I came across this article and in my experience as a child custody lawyer, I thought it sound and necessary advice. And felt compelled to share this on my blog as it is a practical “to do” list for parents to review for themselves and with their children when going through a divorce.

The article is “Tips to Help Children Through Divorce” by Dr. Gail Gross. It is written with a child as the intended audience. Although, it would be helpful for a parent to read these tips with the child especially in a contested child custody case.

Your child will mostly likely be angry and express grief over the loss of the family. But as long as one parent engages in positive co-parenting, your child will learn those feelings are not permanent, develop positive coping skills, gain confidence in handling adversity, and that love and family are not immutable but are like a rubber band that can be stretched to accommodate different variations.

There are 16 tips in all.

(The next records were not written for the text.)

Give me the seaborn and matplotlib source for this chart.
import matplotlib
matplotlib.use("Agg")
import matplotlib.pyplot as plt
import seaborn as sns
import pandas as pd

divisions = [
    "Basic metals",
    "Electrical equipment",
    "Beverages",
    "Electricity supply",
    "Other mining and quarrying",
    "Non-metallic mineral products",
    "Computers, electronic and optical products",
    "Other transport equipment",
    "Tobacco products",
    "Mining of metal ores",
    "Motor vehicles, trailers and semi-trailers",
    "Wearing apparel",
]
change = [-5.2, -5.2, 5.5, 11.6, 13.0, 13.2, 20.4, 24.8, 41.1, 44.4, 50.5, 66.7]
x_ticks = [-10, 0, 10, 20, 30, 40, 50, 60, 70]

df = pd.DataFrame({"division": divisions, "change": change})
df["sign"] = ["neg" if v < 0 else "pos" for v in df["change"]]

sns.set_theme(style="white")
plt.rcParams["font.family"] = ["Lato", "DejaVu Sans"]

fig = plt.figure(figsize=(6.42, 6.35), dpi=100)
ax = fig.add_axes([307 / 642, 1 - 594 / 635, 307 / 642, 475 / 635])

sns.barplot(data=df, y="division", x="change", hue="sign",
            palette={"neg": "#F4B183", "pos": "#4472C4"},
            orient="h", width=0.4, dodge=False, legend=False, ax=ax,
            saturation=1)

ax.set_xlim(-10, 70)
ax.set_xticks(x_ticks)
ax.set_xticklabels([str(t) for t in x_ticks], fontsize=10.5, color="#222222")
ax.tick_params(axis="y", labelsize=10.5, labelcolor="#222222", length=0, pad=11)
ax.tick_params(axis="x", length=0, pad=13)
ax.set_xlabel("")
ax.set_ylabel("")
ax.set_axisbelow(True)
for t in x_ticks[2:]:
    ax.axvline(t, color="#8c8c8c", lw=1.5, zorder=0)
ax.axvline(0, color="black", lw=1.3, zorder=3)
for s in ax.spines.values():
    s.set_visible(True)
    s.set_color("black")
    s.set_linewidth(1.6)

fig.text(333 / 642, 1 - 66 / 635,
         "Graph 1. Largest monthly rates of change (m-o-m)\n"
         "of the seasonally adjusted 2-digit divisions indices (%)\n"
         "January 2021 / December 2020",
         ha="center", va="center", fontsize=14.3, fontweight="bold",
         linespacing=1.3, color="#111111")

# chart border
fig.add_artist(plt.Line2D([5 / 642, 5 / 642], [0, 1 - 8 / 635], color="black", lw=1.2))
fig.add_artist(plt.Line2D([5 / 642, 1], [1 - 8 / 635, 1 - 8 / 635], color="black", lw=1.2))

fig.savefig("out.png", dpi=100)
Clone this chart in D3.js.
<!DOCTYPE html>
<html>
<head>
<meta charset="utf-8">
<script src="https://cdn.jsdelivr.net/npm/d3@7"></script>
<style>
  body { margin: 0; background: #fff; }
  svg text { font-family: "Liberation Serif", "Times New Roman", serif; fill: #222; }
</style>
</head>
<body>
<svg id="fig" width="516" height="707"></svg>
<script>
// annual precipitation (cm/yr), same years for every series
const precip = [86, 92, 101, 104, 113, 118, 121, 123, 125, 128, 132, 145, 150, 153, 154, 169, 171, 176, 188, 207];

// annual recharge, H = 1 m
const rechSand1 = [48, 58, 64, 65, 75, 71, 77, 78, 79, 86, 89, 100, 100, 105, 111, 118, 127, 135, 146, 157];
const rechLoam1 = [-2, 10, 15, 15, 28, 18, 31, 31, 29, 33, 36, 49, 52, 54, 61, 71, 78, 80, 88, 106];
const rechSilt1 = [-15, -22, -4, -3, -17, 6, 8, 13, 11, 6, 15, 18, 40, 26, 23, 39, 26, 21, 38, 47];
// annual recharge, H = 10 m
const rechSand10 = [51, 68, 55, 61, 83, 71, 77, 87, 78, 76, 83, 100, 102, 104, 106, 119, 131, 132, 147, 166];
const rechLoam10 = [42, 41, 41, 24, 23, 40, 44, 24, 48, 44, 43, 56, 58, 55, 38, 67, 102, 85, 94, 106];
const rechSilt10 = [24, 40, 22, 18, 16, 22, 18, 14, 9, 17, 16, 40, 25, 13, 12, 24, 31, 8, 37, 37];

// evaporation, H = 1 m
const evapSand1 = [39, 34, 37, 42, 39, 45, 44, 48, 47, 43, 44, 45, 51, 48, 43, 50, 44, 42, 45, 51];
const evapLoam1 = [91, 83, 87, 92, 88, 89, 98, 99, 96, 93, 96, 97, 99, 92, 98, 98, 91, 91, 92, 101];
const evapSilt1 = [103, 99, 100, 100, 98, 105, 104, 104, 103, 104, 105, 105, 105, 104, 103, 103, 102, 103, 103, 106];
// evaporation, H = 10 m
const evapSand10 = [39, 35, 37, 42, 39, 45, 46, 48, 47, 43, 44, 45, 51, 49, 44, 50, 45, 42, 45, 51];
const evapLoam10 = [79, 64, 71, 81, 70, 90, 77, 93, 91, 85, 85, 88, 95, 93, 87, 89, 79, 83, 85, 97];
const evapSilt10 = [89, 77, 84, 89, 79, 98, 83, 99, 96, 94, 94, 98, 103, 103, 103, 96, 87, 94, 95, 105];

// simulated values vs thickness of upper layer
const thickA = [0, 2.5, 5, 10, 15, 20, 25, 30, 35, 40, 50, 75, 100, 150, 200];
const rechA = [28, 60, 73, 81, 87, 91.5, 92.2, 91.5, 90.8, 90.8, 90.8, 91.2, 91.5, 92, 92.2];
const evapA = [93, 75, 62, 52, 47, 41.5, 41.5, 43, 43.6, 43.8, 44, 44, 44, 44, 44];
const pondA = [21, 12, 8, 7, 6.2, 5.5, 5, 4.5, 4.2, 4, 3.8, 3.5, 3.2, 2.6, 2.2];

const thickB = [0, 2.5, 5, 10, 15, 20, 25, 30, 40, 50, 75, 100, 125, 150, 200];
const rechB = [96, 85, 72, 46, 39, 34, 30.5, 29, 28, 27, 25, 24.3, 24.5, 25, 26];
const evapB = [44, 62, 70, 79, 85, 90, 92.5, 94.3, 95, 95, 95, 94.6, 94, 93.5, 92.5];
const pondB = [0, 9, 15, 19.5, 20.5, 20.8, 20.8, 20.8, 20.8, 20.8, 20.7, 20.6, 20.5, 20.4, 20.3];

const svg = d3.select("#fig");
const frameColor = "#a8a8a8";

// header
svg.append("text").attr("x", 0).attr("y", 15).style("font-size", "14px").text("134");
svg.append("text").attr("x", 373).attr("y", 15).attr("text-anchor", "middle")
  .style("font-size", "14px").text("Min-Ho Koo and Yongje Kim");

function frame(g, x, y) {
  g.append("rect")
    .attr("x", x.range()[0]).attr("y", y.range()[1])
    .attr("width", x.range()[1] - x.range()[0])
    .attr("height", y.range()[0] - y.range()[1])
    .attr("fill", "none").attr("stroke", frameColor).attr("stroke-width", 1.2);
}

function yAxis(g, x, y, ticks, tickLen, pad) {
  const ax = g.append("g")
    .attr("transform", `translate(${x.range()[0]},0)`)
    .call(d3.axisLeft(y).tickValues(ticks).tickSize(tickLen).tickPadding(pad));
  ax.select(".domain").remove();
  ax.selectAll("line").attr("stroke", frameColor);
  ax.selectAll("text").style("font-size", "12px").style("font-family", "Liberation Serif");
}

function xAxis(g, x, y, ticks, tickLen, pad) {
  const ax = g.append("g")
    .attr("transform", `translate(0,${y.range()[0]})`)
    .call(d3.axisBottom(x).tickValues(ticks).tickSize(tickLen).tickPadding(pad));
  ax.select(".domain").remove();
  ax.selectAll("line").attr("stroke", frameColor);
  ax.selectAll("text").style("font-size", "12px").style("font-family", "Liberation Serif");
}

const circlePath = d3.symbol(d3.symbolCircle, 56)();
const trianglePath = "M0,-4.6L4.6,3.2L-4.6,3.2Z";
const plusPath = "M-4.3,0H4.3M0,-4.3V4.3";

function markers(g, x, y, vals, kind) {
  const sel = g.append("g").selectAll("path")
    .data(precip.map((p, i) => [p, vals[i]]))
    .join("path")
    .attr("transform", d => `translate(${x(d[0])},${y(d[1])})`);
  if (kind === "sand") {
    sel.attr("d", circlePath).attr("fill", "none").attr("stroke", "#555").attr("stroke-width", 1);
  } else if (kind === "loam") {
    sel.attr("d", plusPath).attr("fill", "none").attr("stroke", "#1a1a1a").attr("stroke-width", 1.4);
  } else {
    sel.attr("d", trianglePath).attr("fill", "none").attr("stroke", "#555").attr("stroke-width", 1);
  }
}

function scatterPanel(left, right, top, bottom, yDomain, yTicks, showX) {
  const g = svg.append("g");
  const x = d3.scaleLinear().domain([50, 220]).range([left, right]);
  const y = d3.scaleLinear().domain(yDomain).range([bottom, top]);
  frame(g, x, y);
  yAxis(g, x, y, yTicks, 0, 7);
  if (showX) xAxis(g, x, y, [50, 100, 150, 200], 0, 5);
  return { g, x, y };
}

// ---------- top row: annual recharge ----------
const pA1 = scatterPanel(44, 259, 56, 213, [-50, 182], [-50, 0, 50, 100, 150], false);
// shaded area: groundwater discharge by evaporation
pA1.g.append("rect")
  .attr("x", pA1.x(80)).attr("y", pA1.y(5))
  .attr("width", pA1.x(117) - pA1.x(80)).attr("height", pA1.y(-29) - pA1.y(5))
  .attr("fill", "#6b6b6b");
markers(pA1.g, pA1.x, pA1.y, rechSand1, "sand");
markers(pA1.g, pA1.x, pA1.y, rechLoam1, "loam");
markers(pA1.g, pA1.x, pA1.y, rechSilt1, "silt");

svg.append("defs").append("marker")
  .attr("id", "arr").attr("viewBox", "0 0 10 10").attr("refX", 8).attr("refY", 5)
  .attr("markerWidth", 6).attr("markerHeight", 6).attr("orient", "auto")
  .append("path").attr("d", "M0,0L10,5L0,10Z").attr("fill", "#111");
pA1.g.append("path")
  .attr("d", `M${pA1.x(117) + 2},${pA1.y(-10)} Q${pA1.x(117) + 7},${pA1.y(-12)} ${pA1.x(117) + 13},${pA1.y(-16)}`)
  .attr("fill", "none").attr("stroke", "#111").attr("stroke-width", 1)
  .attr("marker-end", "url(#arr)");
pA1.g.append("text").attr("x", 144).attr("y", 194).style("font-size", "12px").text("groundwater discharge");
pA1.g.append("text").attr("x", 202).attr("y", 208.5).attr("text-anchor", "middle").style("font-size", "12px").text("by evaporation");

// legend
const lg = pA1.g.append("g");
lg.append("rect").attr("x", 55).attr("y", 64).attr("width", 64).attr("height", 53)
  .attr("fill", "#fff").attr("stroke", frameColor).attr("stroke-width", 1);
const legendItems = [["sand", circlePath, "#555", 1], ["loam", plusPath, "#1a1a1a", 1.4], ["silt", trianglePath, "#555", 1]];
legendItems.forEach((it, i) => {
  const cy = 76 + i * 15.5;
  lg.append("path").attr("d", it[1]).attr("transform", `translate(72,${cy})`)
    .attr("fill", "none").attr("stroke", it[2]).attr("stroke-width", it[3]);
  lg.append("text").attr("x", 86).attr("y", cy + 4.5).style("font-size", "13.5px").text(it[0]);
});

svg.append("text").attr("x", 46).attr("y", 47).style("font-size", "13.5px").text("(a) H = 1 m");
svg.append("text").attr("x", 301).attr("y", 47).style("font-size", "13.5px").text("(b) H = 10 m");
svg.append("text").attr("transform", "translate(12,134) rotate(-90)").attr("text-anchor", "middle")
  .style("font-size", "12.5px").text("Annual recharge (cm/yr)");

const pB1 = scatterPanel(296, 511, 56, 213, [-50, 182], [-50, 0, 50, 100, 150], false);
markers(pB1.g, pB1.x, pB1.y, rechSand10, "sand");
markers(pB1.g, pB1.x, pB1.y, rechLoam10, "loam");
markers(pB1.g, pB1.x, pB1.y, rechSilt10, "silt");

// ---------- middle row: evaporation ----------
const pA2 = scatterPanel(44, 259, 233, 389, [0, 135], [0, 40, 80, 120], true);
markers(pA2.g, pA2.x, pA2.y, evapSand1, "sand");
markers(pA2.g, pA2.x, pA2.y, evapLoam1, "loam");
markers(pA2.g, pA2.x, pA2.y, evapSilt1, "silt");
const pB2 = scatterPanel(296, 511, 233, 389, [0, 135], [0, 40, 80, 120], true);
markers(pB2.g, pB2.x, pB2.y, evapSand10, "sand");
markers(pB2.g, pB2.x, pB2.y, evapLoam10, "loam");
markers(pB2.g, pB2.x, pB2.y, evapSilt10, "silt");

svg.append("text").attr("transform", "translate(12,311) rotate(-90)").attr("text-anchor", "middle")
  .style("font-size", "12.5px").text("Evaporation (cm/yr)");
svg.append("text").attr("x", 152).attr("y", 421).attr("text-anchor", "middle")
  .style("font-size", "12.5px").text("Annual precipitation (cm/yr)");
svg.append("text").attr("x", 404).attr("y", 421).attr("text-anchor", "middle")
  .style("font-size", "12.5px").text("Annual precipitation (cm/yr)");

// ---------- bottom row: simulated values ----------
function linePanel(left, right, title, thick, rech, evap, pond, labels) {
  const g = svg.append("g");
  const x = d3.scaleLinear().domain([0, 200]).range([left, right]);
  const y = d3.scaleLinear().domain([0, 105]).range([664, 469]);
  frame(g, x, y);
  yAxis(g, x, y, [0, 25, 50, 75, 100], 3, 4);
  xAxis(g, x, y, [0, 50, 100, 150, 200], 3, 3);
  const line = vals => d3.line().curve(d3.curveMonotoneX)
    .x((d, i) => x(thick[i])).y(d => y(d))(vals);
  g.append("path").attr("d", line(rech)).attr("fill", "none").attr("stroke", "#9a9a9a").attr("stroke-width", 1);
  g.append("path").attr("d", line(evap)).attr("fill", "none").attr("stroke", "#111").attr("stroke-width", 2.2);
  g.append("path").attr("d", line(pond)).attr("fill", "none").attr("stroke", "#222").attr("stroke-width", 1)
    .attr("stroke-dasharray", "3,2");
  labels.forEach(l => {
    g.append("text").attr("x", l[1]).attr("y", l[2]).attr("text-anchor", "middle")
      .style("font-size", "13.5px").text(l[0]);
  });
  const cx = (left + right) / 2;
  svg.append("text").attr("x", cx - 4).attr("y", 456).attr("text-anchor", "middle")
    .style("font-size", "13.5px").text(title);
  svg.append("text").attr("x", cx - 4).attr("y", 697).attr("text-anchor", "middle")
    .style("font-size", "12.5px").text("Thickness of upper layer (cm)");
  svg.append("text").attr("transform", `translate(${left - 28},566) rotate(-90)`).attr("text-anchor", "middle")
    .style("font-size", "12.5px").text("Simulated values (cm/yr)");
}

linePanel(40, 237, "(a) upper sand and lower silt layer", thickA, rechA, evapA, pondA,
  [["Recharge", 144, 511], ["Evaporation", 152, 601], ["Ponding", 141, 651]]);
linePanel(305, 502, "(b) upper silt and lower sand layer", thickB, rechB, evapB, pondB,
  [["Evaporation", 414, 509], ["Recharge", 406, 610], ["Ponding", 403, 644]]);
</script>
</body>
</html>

But in my practice as a family law attorney, I notice some behaviors come up more than others. And it is a good reminder for parents to not place their children in certain roles and to be empathetic toward their children’s needs and feelings. I listed 8 of the 16 tips, the numbering remains the same as in the article.

“3. Don’t choose one parent’s side over the other.

4. Don’t become either parent’s protector — they are grown-ups and do not need your help.

5. Don’t become a collaborator, agent or a messenger. Let your parents relate to each other independently.

6. Don’t feel guilty, or blame yourself. Children have no control over their parent’s relationship.

7. It is OK to spend time with each parent alone. You are apart of both, and can love them both equally.

11. Have empathy for yourself and your parents.

13. Don’t try to take on the role as head of the house or homemaker. You are children and entitled to your childhood.

15. It is important at times like this to be able to ask for what you need for support — perhaps, just a cuddle or a walk with either parent, a night light, a favorite toy or a picture or phone conversation with the absent parent.”